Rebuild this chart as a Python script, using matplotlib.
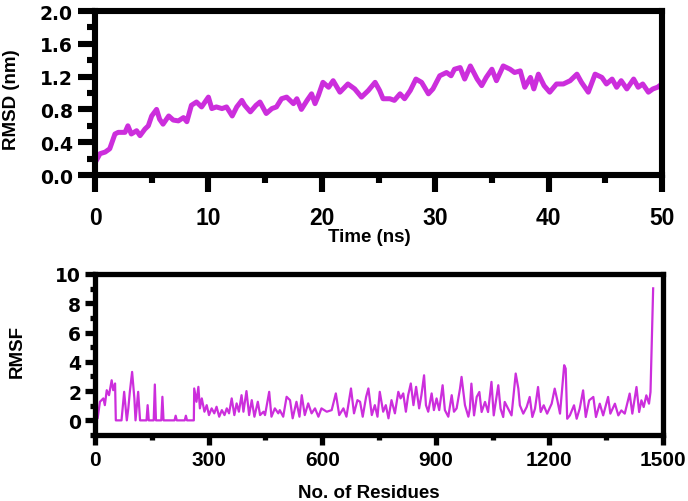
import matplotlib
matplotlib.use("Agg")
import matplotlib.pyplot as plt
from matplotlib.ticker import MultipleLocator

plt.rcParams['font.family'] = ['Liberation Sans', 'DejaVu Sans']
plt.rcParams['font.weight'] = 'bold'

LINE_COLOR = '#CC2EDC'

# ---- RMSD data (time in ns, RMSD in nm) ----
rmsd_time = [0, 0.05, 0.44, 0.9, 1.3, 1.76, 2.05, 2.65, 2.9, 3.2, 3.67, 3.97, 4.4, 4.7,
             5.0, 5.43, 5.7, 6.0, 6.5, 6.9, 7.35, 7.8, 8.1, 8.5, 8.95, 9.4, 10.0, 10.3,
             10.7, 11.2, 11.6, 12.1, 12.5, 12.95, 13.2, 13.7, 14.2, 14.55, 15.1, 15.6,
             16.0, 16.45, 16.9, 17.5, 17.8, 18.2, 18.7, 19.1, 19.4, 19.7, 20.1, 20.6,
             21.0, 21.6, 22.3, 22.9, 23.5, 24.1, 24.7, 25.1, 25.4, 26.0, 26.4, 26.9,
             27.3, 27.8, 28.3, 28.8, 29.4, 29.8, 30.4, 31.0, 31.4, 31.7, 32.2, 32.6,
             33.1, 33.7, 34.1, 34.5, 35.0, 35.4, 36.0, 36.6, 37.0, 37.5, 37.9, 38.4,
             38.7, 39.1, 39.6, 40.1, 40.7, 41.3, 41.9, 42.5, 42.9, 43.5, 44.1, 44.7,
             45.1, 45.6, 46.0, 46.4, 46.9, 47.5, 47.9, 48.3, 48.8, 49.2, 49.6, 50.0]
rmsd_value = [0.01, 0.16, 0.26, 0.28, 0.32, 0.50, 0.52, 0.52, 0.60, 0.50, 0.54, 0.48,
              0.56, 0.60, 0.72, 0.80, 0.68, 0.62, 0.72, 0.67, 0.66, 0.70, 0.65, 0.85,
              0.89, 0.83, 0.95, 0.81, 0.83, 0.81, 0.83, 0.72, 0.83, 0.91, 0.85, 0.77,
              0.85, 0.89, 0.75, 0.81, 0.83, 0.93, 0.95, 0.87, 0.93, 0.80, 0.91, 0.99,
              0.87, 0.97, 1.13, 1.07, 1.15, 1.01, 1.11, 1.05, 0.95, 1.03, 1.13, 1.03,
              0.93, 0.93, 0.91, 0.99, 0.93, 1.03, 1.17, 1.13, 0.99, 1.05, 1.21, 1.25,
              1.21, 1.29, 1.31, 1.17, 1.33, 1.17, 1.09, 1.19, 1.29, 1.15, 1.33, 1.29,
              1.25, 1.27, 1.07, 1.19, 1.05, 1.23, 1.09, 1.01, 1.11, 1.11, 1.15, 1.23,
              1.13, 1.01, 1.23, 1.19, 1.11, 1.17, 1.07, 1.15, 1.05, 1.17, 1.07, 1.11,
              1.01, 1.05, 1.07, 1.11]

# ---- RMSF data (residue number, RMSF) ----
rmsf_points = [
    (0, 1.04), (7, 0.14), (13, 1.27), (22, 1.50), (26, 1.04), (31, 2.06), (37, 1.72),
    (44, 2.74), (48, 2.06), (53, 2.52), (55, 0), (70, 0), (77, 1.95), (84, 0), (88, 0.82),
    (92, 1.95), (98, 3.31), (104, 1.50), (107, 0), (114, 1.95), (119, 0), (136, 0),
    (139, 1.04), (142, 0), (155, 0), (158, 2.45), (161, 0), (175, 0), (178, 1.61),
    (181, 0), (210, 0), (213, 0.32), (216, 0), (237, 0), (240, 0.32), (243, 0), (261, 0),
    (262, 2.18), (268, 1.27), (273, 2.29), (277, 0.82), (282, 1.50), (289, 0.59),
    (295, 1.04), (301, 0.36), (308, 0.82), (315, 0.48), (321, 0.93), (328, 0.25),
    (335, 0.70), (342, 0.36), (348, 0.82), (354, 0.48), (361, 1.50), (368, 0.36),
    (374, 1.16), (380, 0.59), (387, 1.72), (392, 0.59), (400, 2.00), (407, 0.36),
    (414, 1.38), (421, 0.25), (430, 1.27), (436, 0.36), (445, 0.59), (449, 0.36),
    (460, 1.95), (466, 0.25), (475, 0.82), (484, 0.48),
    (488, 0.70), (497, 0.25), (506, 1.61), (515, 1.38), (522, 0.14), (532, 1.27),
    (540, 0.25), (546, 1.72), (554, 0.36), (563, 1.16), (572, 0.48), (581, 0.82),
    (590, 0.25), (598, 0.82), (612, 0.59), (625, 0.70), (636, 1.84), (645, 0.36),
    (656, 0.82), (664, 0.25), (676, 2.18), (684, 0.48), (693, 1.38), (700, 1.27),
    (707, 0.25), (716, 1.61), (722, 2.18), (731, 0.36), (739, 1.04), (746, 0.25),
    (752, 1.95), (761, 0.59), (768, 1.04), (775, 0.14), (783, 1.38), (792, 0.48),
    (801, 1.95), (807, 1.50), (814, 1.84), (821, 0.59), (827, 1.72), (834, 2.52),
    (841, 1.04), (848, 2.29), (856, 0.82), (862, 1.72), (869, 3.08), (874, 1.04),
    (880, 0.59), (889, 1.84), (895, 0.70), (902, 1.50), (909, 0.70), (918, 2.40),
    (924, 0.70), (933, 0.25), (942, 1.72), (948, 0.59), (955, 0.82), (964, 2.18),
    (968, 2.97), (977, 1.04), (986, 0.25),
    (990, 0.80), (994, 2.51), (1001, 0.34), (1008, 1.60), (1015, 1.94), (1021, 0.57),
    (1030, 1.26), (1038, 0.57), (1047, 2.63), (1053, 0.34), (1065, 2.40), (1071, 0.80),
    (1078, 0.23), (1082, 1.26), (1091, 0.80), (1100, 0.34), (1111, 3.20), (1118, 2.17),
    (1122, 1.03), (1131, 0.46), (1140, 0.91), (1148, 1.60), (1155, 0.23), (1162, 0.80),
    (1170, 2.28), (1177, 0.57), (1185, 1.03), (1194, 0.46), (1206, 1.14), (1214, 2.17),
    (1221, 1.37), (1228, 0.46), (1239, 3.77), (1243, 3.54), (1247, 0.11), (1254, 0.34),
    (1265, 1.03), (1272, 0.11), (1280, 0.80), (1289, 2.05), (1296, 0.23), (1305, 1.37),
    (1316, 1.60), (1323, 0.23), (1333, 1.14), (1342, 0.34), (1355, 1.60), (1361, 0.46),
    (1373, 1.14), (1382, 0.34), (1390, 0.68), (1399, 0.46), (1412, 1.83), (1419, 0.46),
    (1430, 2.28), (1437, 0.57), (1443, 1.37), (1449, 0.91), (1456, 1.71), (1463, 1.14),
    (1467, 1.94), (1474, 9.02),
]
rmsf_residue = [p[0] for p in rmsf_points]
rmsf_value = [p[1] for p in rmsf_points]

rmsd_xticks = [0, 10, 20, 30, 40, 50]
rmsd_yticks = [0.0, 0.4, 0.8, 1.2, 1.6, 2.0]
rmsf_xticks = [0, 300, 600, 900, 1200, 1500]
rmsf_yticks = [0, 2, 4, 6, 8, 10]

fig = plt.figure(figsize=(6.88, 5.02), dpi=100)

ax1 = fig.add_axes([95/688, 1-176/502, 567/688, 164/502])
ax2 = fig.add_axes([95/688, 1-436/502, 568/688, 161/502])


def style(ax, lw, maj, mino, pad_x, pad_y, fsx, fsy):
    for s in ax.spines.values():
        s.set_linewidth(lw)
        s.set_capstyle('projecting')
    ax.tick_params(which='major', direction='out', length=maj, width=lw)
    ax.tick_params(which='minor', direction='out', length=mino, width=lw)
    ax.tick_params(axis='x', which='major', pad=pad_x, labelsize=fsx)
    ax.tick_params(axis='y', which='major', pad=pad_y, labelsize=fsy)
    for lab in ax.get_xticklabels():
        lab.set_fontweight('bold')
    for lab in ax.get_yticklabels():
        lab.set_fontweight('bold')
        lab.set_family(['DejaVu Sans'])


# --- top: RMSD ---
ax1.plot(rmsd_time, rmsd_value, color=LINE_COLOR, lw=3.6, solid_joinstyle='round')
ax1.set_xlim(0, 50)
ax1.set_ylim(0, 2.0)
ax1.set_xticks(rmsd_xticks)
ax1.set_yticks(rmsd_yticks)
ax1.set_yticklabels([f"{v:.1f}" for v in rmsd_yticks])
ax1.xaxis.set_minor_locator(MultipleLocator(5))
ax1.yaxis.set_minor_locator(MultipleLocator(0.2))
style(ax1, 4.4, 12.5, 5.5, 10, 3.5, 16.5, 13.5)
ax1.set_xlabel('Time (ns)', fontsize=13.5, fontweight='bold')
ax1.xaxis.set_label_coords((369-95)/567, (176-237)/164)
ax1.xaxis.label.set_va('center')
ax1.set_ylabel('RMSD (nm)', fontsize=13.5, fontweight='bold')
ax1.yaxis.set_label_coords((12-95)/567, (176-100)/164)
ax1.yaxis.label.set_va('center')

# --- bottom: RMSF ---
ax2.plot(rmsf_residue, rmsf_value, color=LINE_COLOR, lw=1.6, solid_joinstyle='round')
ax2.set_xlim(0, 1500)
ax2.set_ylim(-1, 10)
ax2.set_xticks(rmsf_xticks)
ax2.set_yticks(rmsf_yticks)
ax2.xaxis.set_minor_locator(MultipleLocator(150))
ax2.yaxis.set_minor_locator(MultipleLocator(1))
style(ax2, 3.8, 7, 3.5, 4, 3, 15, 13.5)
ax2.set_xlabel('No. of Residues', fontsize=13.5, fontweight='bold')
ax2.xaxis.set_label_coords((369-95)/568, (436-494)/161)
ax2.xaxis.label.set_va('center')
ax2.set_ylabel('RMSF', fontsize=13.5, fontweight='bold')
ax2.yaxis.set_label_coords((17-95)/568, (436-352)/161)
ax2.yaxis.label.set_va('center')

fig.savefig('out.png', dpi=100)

Task brief ▸ Give again, word for word, every line from the top of the data above to the line holding "LINE_COLOR = '#CC2EDC'", inclusive, with the pictures left out.

Solution to this problem ▸
Rebuild this chart as a Python script, using matplotlib.
import matplotlib
matplotlib.use("Agg")
import matplotlib.pyplot as plt
from matplotlib.ticker import MultipleLocator

plt.rcParams['font.family'] = ['Liberation Sans', 'DejaVu Sans']
plt.rcParams['font.weight'] = 'bold'

LINE_COLOR = '#CC2EDC'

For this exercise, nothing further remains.